§ **Recorded data**

....................

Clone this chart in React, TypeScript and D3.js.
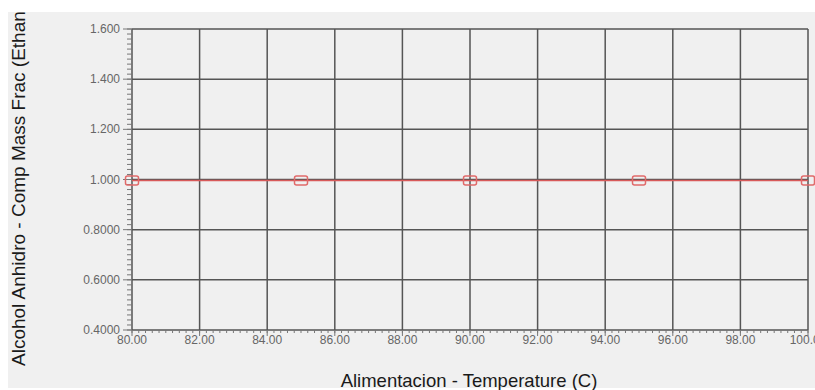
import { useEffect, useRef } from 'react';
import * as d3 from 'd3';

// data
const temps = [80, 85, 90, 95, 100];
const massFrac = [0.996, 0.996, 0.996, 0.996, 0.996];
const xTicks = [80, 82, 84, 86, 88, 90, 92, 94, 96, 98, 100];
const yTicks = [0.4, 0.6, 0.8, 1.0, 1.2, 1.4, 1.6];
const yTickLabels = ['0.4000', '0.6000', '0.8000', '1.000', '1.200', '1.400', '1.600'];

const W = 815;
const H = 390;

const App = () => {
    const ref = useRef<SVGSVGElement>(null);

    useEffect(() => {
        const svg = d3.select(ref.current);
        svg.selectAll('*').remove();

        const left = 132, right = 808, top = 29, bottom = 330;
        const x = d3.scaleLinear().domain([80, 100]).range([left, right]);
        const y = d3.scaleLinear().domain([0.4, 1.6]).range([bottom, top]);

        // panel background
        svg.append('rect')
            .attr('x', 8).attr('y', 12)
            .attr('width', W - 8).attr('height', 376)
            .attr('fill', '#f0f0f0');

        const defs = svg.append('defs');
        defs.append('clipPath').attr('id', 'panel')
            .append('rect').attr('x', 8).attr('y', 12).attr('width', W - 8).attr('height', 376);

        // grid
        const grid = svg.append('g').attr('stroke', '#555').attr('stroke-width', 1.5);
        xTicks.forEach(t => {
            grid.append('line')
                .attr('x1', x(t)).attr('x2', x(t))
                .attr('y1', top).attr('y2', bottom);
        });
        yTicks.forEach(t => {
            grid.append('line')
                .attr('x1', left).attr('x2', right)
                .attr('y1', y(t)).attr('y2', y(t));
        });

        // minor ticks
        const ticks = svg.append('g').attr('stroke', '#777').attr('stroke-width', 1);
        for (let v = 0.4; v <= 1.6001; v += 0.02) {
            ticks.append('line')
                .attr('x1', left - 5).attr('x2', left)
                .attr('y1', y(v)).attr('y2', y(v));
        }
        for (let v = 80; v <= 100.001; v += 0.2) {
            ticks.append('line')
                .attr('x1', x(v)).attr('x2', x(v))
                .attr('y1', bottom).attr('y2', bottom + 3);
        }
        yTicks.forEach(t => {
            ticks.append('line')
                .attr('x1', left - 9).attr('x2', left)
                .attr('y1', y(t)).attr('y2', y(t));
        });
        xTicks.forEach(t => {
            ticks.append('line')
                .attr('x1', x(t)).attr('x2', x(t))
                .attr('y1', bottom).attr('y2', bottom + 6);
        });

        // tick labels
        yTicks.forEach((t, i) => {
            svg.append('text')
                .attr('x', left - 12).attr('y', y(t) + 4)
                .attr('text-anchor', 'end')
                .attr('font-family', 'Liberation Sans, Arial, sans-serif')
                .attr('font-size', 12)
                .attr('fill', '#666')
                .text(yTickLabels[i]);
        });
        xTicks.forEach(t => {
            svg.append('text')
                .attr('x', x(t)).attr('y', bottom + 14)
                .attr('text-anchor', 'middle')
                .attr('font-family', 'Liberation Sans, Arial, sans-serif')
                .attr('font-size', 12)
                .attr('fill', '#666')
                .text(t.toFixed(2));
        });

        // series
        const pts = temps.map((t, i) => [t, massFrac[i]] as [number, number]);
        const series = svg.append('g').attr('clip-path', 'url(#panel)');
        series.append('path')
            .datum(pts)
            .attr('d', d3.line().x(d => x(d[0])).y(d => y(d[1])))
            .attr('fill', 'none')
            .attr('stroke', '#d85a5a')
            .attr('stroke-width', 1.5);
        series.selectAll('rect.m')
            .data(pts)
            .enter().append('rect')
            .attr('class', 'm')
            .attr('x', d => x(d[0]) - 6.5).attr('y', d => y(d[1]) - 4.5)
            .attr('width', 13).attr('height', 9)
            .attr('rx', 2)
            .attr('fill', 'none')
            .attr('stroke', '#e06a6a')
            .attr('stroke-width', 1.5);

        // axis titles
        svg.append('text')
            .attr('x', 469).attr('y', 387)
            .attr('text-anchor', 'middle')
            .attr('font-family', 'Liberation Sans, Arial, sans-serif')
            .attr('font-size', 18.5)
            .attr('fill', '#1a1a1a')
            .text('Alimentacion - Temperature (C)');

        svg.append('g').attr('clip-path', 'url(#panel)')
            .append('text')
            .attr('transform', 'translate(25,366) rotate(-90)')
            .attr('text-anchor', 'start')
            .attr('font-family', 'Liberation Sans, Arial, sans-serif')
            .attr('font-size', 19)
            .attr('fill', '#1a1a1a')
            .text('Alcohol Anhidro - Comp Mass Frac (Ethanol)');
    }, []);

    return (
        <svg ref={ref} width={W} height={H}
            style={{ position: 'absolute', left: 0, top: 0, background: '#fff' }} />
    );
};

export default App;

....................

§ **Written exercise**
Make an exact copy of the lines from the top of the material through the line with "const H = 390;", pictures excluded.

§ **Solution for this task**
Clone this chart in React, TypeScript and D3.js.
import { useEffect, useRef } from 'react';
import * as d3 from 'd3';

// data
const temps = [80, 85, 90, 95, 100];
const massFrac = [0.996, 0.996, 0.996, 0.996, 0.996];
const xTicks = [80, 82, 84, 86, 88, 90, 92, 94, 96, 98, 100];
const yTicks = [0.4, 0.6, 0.8, 1.0, 1.2, 1.4, 1.6];
const yTickLabels = ['0.4000', '0.6000', '0.8000', '1.000', '1.200', '1.400', '1.600'];

const W = 815;
const H = 390;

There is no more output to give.